The grand jury ended on April 17.

The Legislature enacted school safety laws in the wake of the Feb. 14, 2018, mass shootings at Marjory Stoneman Douglas High School in Parkland. Seventeen students and faculty members were killed and 17 others were wounded in the attack by gunman Nikolas Cruz that day.

Runcie is accused of contacting at least one person who was a witness in another case the grand jury was investigating. Prosecutors said he lied to the grand jury when asked about that conversation.

Broward County Public Schools General Counsel Barbara Myrick speaks during a School Board meeting Thursday, April 29, 2021.
Broward County Public Schools General Counsel Barbara Myrick speaks during a School Board meeting Thursday, April 29, 2021.

The grand jury also indicted district General Counsel Barbara Myrick. Both she and Runcie told the School Board at a meeting on April 27 that they would step down pending their respective separation agreements.

The School Board unanimously approved Myrick’s separation agreement Thursday.
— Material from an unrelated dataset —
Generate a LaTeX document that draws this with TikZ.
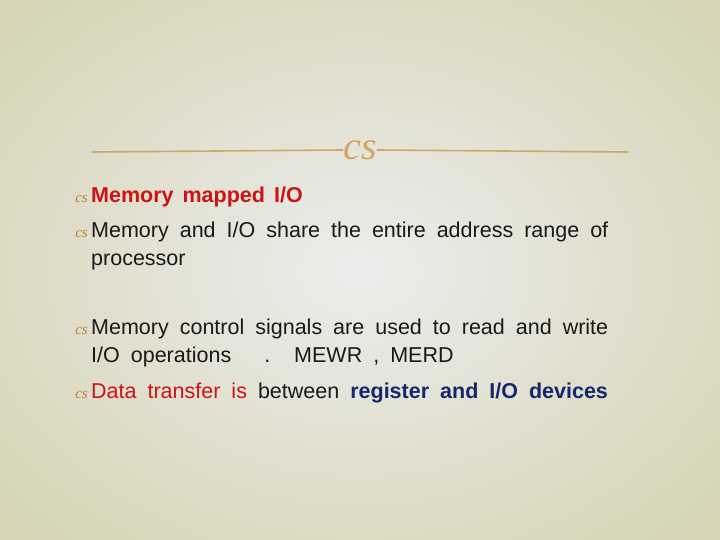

She is walking away with $226,000 — a combination of her severance, pension, unused sick and vacation time and health benefits.

Statewide prosecutor Richard Mantei, who works for Florida Attorney General Ashley Moody, said he has phone records that show Runcie contacted someone on the grand jury witness list on March 30, the night before he gave his testimony to the grand jury on March 31 and April 1.

That other case resulted in the January indictment of the school district’s former technology chief, Tony Hunter, who was charged with buying $17 million worth of flat screen monitors for the district from his friend’s company in Georgia and circumventing the bidding process.

Hunter is charged with one count of bid tampering and one count of unlawful compensation in the pending case. He pleaded not guilty.

Mantei said Myrick also contacted someone on the Hunter case’s witness list before she testified to the grand jury last month.